Anyway, we'll see soon enough what the judge-mongers have in store. Pull that raft up to the dock, spring those Hatch-covers, and we'll know by the smell.

OK, RonK, what do you recommend for getting the orange juice out of the interstices of my keyboard?

I think they've been keeping this pack of nominees somewhere in a freezer, rather than offshore below decks - do rafts have decks? - given that most of them seem to be Originalists not as regards the Constitution but based on pre-Enlightenment sources. We're going to be reduced to searching for the tiniest hope that this nominee is better than that one because s/he once half-disagreed with Justice Scalia on whether the Third German Reich was a product of separation of church and state. If the Democrats behaved the way I would like, "Extraordinary Circumstances" would be a rubberstamp on the desk of every Senator on the left side of the aisle. Fat chance.

I'll tell you one thing, MB, it'd be really interesting to see what the Republican seven do if every one of the Democratic seven (or even six of the seven) together agree that some nomination in the future represents extraordinary circumstances.

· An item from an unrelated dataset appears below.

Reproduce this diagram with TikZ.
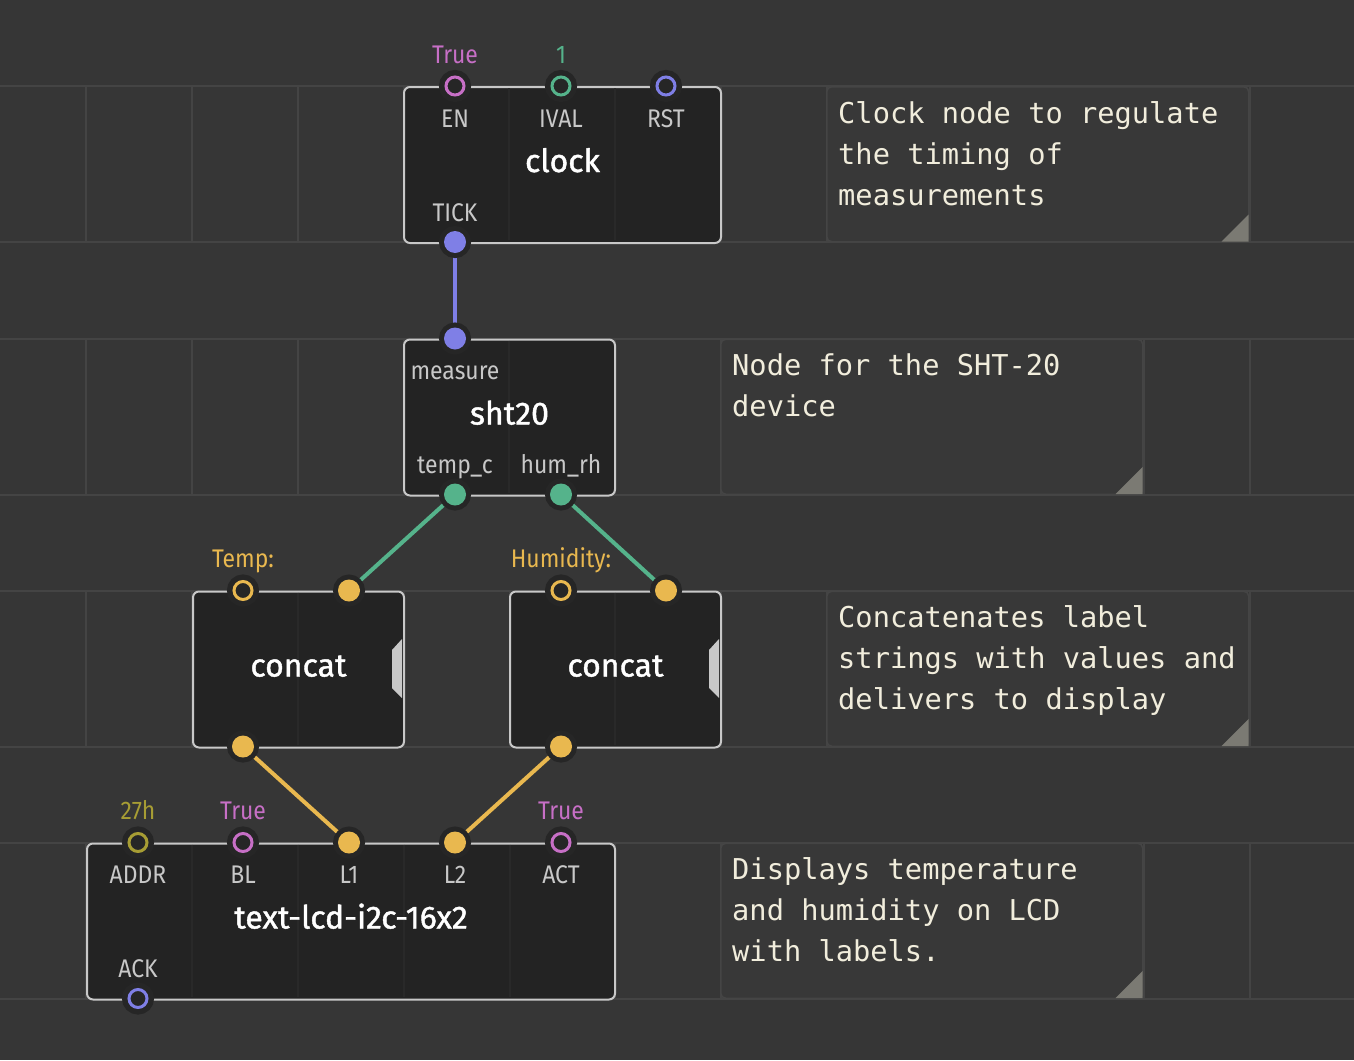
\documentclass[tikz,border=0pt]{standalone}
\usepackage{fontspec}
\setmainfont{Fira Sans}
\newfontfamily\monof{DejaVu Sans Mono}
\newfontfamily\titlef{Fira Sans}[FakeBold=1.3]
\newfontfamily\labf{Fira Sans}[FakeStretch=0.9]
\usetikzlibrary{calc}
\definecolor{bgc}{HTML}{363636}
\definecolor{gridc}{HTML}{444444}
\definecolor{bodyc}{HTML}{232323}
\definecolor{bordc}{HTML}{C8C8C8}
\definecolor{slotc}{HTML}{292929}
\definecolor{haloc}{HTML}{262626}
\definecolor{labc}{HTML}{C8C8C8}
\definecolor{pulsec}{HTML}{7F7FE6}
\definecolor{boolc}{HTML}{C76FC6}
\definecolor{numc}{HTML}{55B38B}
\definecolor{strc}{HTML}{E9B84F}
\definecolor{bytec}{HTML}{A79D34}
\definecolor{comfill}{HTML}{383838}
\definecolor{combord}{HTML}{454545}
\definecolor{comtext}{HTML}{F1EDDC}
\definecolor{cornc}{HTML}{7B7A73}
\definecolor{tabc}{HTML}{C8C8C8}
\pgfdeclarelayer{bg}
\pgfdeclarelayer{lk}
\pgfsetlayers{bg,lk,main}
\tikzset{
  gridline/.style={draw=gridc, line width=2pt},
  body/.style={rectangle, draw=bordc, fill=bodyc, line width=2pt, rounded corners=6pt, inner sep=0pt, anchor=north west},
  slotline/.style={draw=slotc, line width=2pt},
  ptitle/.style={text=white, font=\titlef\fontsize{32}{38}\selectfont, anchor=base, inner sep=0pt},
  plabel/.style={text=labc, font=\labf\fontsize{25.5}{30}\selectfont, anchor=base, inner sep=0pt},
  pval/.style={text=#1, font=\labf\fontsize{25.5}{30}\selectfont, anchor=base, inner sep=0pt},
  pinring/.style={circle, inner sep=0pt, minimum size=18pt, draw=#1, line width=3pt, fill=haloc, preaction={draw=haloc, line width=14pt}},
  pinfull/.style={circle, inner sep=0pt, minimum size=22pt, fill=#1, preaction={draw=haloc, line width=10pt}},
  link/.style={draw=#1, line width=4pt},
  comment/.style={rectangle, draw=combord, fill=comfill, line width=1.5pt, rounded corners=5pt, anchor=north west, inner sep=0pt, minimum width=422pt, minimum height=155pt},
  ctext/.style={text=comtext, font=\monof\fontsize{28.7}{41}\selectfont, align=left, anchor=north west, inner sep=0pt},
}
\begin{document}
\begin{tikzpicture}[x=1pt, y=-1pt]
\useasboundingbox (0,0) rectangle (1354,1060);
\begin{pgfonlayer}{bg}
\fill[bgc] (0,0) rectangle (1354,1060);
\foreach \t/\b in {86/242,338.5/494.5,590.5/746.5,842.5/998.5}{
  \draw[gridline] (0,\t) -- (1354,\t) (0,\b) -- (1354,\b);
  \foreach \x in {86,192,298,404,510,615,721,827,933,1039,1144,1250}
    \draw[gridline] (\x,\t) -- (\x,\b);
}
% comments
\node[comment] (c1) at (826,86) {};
\node[comment] (c2) at (720,338.5) {};
\node[comment] (c3) at (826,590.5) {};
\node[comment] (c4) at (720,842.5) {};
\foreach \c in {c1,c2,c3,c4}
  \fill[cornc] ([xshift=-28pt,yshift=1pt]\c.south east) -- ([xshift=-1pt,yshift=1pt]\c.south east) -- ([xshift=-1pt,yshift=28pt]\c.south east) -- cycle;
% node bodies
\node[body, minimum width=317pt, minimum height=156pt] (clock) at (403,86) {};
\node[body, minimum width=211pt, minimum height=156pt] (sht) at (403,338.5) {};
\node[body, minimum width=211pt, minimum height=156pt] (cat1) at (192,590.5) {};
\node[body, minimum width=211pt, minimum height=156pt] (cat2) at (509,590.5) {};
\node[body, minimum width=528pt, minimum height=156pt] (lcd) at (86,842.5) {};
\draw[slotline] (509,88) -- (509,240) (615,88) -- (615,240);
\draw[slotline] (509,340.5) -- (509,492.5);
\draw[slotline] (298,592.5) -- (298,744.5);
\draw[slotline] (615,592.5) -- (615,744.5);
\foreach \x in {192,298,404,510} \draw[slotline] (\x,844.5) -- (\x,996.5);
% variadic tabs
\fill[tabc] (402,639) -- (392,650) -- (392,688) -- (402,698) -- cycle;
\fill[tabc] (719,639) -- (709,650) -- (709,688) -- (719,698) -- cycle;
\end{pgfonlayer}

% comment texts
\node[ctext] (c1t) at (838,101) {Clock node to regulate\\the timing of\\measurements};
\node[ctext] (c2t) at (732,353.5) {Node for the SHT-20\\device};
\node[ctext] (c3t) at (838,605.5) {Concatenates label\\strings with values and\\delivers to display};
\node[ctext] (c4t) at (732,857.5) {Displays temperature\\and humidity on LCD\\with labels.};

% titles
\node[ptitle] (clock-t) at ([yshift=-86pt]clock.north) {clock};
\node[ptitle] (sht-t) at ([yshift=-86pt]sht.north) {sht20};
\node[ptitle] (cat1-t) at ([yshift=-86pt]cat1.north) {concat};
\node[ptitle] (cat2-t) at ([yshift=-86pt]cat2.north) {concat};
\node[ptitle] (lcd-t) at ([yshift=-86pt]lcd.north) {text-lcd-i2c-16x2};

% pins
\node[pinring=boolc] (en) at (455,86) {};
\node[pinring=numc] (ival) at (561,86) {};
\node[pinring=pulsec] (rst) at (666,86) {};
\node[pinfull=pulsec] (tick) at (455,242) {};
\node[pinfull=pulsec] (measure) at (455,338.5) {};
\node[pinfull=numc] (tempc) at (455,494.5) {};
\node[pinfull=numc] (humrh) at (561,494.5) {};
\node[pinring=strc] (c1a) at (243,590.5) {};
\node[pinfull=strc] (c1b) at (349,590.5) {};
\node[pinfull=strc] (c1o) at (243,746.5) {};
\node[pinring=strc] (c2a) at (561,590.5) {};
\node[pinfull=strc] (c2b) at (666,590.5) {};
\node[pinfull=strc] (c2o) at (561,746.5) {};
\node[pinring=bytec] (addr) at (138,842.5) {};
\node[pinring=boolc] (bl) at (243,842.5) {};
\node[pinfull=strc] (l1) at (349,842.5) {};
\node[pinfull=strc] (l2) at (455,842.5) {};
\node[pinring=boolc] (act) at (561,842.5) {};
\node[pinring=pulsec] (ack) at (138,998.5) {};

% links
\begin{pgfonlayer}{lk}
\draw[link=pulsec] (tick.center) -- (measure.center);
\draw[link=numc] (tempc.center) -- (c1b.center);
\draw[link=numc] (humrh.center) -- (c2b.center);
\draw[link=strc] (c1o.center) -- (l1.center);
\draw[link=strc] (c2o.center) -- (l2.center);
\end{pgfonlayer}

% pin labels
\node[plabel] (en-l) at ([yshift=-41pt]en.center) {EN};
\node[plabel] (ival-l) at ([yshift=-41pt]ival.center) {IVAL};
\node[plabel] (rst-l) at ([yshift=-41pt]rst.center) {RST};
\node[plabel] (tick-l) at ([yshift=21pt]tick.center) {TICK};
\node[plabel] (measure-l) at ([yshift=-41pt]measure.center) {measure};
\node[plabel] (tempc-l) at ([yshift=21pt]tempc.center) {temp\_c};
\node[plabel] (humrh-l) at ([yshift=21pt]humrh.center) {hum\_rh};
\node[plabel] (addr-l) at ([yshift=-41pt]addr.center) {ADDR};
\node[plabel] (bl-l) at ([yshift=-41pt]bl.center) {BL};
\node[plabel] (l1-l) at ([yshift=-41pt]l1.center) {L1};
\node[plabel] (l2-l) at ([yshift=-41pt]l2.center) {L2};
\node[plabel] (act-l) at ([yshift=-41pt]act.center) {ACT};
\node[plabel] (ack-l) at ([yshift=21pt]ack.center) {ACK};
% values
\node[pval=boolc] (en-v) at ([yshift=23pt]en.center) {True};
\node[pval=numc] (ival-v) at ([yshift=23pt]ival.center) {1};
\node[pval=strc] (c1a-v) at ([yshift=23pt]c1a.center) {Temp:};
\node[pval=strc] (c2a-v) at ([yshift=23pt]c2a.center) {Humidity:};
\node[pval=bytec] (addr-v) at ([yshift=23pt]addr.center) {27h};
\node[pval=boolc] (bl-v) at ([yshift=23pt]bl.center) {True};
\node[pval=boolc] (act-v) at ([yshift=23pt]act.center) {True};
\end{tikzpicture}
\end{document}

The natural inclination for the 48 other Republicans, of course, will be to say that this is a clear violation of the agreement. But after all that talk about deep trust, soul searching and whatnot, some of the Republican seven -- about three of them, probably -- are going to have a difficult time explaining why the unanimous agreement of their seven trusted brethren (and, uh, sis..tren?) isn't in itself an extraordinary circumstance.

[Dramatic pause.]

But then everyone will wake up from the dream and call each other fascists and blow the whole place up like we knew they were going to in the first place. U-S-A! U-S-A! U-S-A!

Wasn't one of the things that might make an "extraordinary circumstance" the failure of BushCo to consult on nominees? Certainly with respect to Supreme Court nominees.

And just where does this all fit into the June schedule among the votes on the budget and tax cuts, dealing with the Iran attack or pretend attack and concomtant continued high gasoline prices, and the continuing deterioration in the economic numbers?

Talk about overextending your forces . . . .

Let's get specific. "Extraordinary circumstances" means whatever Lindsey Graham and Mike DeWine think it means. (And maybe one more of the GOP seven - but most of the others are bluish-state moderates.)

I don't know much about DeWine. Graham seemed like a nutcase during the impeachment, but he occasionally strays off the reservation in odd ways. The one thing we know for sure about the GOP seven, though, is that none of them WANT to go nuclear - otherwise they would never have signed onto the deal in the first place.

It would be better if the nuclear confrontation came on a SCOTUS nomination, to give a name and face to the underlying issue - lower-court nominations, even to circuit courts, are faceless commodities to the broad electorate. Unfortunately that is not in our hands, because there's only so far that we can hold noses on some of those people.

Still, the GOP losts its BEST chance to go nuclear, because once someone blinks they are more likely to blink again, and Bush's numbers aren't getting better.

-- Rick Robinson

Orange juice, eh? Hmmm. Tried vodka?

Personally, I'm concerned that the judge-mongers may have been experimenting with reproductive cloning and worse, in some secret offshore laboratory ... maybe on a tropical island utopia created by the libertarian wing of the FedeRalIST Society.

Q: What do you get when you cross an Originalist with an Octopus?

A: I dunno, but it'd better keep its slimy tentacles off my 28-foot tall Social Security gorilla.

Rick -- They're getting blinkier all the time.

It really seems to me that their argument that owen, Pryor and Brown are the standard is crazy. It is also so incredibly easy to refute.

It obviously took an extraordinary process -- threatening the nuclear option -- to get them their vote. That's a clear cut example of an 'extraordinary' case.